**Records from a dataset:**
========

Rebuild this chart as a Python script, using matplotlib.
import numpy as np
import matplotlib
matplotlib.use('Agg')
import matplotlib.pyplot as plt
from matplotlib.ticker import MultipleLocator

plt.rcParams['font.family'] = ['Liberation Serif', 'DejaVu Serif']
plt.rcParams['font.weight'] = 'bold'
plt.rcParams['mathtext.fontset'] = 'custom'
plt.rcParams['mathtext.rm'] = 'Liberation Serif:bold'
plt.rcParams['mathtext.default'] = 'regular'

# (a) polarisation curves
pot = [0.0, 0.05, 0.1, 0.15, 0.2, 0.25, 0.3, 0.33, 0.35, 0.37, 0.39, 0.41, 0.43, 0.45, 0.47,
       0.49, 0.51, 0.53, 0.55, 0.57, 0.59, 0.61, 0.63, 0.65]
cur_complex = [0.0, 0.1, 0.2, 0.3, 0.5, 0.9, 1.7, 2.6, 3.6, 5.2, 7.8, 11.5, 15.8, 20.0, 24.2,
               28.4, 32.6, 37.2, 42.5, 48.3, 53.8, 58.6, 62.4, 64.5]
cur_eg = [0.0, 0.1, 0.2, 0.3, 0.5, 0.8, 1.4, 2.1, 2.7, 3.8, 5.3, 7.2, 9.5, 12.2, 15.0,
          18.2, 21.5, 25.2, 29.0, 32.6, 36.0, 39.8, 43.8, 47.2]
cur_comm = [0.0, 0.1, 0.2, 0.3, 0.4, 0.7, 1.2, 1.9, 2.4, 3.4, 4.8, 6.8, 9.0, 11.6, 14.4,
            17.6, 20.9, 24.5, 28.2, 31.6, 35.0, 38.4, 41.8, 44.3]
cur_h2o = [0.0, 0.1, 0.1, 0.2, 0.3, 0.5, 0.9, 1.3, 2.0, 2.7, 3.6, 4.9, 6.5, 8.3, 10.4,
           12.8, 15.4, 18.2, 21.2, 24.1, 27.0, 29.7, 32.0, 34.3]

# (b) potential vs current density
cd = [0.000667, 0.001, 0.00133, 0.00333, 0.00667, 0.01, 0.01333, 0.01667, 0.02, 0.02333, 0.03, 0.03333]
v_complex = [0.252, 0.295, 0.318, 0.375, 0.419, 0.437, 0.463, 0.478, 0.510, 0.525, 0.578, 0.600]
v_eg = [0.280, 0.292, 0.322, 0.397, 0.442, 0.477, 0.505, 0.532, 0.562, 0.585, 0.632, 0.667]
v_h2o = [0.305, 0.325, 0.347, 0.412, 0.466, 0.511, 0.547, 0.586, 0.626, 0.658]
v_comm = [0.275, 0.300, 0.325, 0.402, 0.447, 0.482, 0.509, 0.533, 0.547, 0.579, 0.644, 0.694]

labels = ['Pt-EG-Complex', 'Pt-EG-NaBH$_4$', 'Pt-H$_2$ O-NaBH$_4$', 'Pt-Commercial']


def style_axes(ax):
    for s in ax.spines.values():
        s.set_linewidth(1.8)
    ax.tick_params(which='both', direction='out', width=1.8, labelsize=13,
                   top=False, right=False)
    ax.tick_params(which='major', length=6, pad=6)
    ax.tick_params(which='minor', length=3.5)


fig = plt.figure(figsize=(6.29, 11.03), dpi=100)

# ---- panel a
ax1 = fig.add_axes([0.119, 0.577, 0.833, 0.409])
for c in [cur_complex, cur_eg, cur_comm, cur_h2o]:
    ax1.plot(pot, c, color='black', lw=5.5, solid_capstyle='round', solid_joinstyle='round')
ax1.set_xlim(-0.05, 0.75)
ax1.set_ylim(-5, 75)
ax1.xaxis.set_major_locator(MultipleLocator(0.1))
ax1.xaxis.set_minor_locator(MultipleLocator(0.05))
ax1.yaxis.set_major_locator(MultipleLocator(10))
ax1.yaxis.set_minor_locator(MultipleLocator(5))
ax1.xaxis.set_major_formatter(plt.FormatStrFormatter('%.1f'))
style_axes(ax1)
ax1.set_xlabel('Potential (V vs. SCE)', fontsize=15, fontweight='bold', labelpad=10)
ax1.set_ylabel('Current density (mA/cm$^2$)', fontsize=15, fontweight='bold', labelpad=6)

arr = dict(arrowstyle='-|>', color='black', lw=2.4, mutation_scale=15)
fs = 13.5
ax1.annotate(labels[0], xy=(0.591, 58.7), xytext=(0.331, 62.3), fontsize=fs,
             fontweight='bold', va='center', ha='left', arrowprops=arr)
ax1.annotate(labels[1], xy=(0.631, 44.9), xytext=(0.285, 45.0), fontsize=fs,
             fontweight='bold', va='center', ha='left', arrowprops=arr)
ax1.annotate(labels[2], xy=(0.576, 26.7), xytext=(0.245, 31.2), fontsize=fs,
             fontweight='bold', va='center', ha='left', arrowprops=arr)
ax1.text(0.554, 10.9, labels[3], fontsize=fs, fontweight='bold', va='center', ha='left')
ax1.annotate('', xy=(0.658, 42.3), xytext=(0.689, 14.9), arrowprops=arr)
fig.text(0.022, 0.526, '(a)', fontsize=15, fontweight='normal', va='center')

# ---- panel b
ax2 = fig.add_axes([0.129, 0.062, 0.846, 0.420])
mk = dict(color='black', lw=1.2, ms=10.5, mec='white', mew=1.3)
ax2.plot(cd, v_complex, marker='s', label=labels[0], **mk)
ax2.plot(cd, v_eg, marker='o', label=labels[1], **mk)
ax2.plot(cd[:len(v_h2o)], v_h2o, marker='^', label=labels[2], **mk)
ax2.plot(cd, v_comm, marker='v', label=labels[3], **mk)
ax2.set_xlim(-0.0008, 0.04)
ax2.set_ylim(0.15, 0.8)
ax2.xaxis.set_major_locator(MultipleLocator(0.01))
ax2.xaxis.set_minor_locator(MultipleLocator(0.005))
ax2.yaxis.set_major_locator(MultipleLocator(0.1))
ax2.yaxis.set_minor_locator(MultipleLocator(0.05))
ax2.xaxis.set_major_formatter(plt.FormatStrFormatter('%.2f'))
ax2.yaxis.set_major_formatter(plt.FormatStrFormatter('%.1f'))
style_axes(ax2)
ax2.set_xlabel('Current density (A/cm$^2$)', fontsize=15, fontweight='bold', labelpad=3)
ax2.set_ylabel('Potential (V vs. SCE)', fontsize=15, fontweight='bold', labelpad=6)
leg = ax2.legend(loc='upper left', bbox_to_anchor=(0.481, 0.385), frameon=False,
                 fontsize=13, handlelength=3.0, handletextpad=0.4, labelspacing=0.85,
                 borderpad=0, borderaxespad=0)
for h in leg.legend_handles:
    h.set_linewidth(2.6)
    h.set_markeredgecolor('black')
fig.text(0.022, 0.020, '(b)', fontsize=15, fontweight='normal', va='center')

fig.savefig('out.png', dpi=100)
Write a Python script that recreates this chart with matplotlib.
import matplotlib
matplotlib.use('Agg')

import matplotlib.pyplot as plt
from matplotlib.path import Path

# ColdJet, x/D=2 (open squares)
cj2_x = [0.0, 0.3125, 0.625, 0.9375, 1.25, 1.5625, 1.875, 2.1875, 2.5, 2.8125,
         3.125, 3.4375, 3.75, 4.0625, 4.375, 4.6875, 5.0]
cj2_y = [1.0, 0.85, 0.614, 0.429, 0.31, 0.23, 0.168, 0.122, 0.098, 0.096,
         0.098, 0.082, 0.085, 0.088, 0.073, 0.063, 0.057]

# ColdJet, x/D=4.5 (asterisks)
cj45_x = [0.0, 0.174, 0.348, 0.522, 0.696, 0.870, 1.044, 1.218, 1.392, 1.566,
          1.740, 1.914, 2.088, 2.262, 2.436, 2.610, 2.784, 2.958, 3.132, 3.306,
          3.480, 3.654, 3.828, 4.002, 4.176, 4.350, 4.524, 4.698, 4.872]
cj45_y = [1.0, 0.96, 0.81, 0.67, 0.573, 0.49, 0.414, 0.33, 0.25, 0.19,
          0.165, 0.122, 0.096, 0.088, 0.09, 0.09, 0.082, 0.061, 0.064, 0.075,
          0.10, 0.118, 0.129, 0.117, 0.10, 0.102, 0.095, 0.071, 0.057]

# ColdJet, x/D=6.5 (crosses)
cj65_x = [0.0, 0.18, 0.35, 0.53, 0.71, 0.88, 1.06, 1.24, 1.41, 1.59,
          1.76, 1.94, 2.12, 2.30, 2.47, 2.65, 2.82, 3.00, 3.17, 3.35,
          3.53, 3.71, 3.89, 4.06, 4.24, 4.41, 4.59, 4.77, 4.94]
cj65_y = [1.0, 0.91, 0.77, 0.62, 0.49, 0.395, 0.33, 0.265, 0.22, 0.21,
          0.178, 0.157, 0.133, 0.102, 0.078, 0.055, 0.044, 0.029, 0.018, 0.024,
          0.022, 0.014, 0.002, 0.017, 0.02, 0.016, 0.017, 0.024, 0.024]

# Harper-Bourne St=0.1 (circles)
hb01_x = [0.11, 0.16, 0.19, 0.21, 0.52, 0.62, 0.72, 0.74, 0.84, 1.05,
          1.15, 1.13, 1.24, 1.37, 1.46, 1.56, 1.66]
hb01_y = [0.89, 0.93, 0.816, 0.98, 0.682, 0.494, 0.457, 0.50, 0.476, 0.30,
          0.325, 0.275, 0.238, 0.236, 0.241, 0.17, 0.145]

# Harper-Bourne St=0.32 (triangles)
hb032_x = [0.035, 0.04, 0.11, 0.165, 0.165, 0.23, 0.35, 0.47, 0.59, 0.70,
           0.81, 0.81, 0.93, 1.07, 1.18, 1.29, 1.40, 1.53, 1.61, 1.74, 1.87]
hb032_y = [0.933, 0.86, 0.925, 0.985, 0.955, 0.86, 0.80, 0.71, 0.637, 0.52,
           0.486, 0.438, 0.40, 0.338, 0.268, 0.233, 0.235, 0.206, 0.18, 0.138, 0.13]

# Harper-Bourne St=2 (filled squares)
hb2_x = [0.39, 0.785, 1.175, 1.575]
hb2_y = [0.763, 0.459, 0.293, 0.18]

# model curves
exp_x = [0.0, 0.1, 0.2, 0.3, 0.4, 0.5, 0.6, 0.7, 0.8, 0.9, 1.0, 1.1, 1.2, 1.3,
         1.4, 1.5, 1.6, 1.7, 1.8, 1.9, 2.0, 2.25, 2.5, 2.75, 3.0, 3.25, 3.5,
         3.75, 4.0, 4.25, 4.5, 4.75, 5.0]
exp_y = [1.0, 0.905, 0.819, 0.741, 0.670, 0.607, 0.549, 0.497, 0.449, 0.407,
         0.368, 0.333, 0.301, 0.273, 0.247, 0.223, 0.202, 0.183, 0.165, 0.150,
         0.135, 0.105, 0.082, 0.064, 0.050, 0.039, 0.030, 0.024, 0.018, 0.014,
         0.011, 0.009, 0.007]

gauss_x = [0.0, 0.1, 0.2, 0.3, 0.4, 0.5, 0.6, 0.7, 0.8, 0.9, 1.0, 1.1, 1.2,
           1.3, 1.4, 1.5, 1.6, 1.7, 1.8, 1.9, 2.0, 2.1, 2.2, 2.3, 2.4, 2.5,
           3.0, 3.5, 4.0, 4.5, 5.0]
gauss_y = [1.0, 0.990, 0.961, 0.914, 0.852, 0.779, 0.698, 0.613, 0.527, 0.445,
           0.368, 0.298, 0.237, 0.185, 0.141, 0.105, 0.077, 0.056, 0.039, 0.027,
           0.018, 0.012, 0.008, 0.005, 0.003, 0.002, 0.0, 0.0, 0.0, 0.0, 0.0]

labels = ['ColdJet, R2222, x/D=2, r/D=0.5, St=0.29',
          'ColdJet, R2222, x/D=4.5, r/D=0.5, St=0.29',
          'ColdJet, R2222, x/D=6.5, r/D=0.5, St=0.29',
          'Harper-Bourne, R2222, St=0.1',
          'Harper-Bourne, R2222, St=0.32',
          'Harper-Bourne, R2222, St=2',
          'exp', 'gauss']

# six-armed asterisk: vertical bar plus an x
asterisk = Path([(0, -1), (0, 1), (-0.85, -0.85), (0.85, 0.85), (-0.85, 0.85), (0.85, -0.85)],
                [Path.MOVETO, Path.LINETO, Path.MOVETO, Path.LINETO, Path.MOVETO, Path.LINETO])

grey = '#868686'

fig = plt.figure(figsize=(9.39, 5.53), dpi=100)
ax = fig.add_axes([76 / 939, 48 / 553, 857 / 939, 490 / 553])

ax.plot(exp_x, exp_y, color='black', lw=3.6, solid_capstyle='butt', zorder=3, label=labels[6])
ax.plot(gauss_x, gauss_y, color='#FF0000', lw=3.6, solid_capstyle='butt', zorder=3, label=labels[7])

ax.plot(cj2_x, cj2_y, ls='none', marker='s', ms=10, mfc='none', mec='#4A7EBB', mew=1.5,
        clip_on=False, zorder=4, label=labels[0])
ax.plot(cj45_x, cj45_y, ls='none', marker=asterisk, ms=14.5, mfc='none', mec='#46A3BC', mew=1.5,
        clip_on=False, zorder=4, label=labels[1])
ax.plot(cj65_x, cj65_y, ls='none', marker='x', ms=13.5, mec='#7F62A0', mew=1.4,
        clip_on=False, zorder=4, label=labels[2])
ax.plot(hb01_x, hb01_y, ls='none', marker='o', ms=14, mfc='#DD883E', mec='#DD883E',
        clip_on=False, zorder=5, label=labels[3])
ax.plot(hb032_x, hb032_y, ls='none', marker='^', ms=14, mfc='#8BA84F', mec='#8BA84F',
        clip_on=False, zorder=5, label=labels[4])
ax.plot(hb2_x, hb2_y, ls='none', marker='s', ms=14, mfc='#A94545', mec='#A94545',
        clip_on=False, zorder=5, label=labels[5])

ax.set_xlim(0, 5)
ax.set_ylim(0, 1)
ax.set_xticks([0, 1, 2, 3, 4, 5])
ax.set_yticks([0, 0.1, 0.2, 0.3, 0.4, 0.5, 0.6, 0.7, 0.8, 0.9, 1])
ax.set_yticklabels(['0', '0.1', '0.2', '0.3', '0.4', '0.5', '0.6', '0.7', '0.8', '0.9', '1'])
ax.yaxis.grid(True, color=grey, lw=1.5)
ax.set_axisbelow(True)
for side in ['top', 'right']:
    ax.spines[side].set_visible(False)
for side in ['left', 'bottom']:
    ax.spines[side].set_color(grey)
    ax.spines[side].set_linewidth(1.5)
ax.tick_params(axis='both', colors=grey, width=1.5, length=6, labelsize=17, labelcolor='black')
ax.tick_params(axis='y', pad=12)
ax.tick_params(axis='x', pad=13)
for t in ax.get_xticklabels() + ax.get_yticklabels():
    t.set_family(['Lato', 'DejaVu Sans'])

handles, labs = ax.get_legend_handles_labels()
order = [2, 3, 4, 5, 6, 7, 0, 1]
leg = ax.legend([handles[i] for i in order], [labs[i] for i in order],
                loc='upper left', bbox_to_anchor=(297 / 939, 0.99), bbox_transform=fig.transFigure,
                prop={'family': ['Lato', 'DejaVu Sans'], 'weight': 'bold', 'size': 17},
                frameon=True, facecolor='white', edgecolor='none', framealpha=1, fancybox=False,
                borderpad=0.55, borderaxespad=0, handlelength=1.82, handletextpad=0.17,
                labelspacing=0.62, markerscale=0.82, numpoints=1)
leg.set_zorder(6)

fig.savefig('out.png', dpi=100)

========

**Your instructions:** Beginning at the first line of the records, give again each line exactly as written, ending with the line that contains "plt.rcParams['mathtext.default'] = 'regular'".

**Exercise response:**
Rebuild this chart as a Python script, using matplotlib.
import numpy as np
import matplotlib
matplotlib.use('Agg')
import matplotlib.pyplot as plt
from matplotlib.ticker import MultipleLocator

plt.rcParams['font.family'] = ['Liberation Serif', 'DejaVu Serif']
plt.rcParams['font.weight'] = 'bold'
plt.rcParams['mathtext.fontset'] = 'custom'
plt.rcParams['mathtext.rm'] = 'Liberation Serif:bold'
plt.rcParams['mathtext.default'] = 'regular'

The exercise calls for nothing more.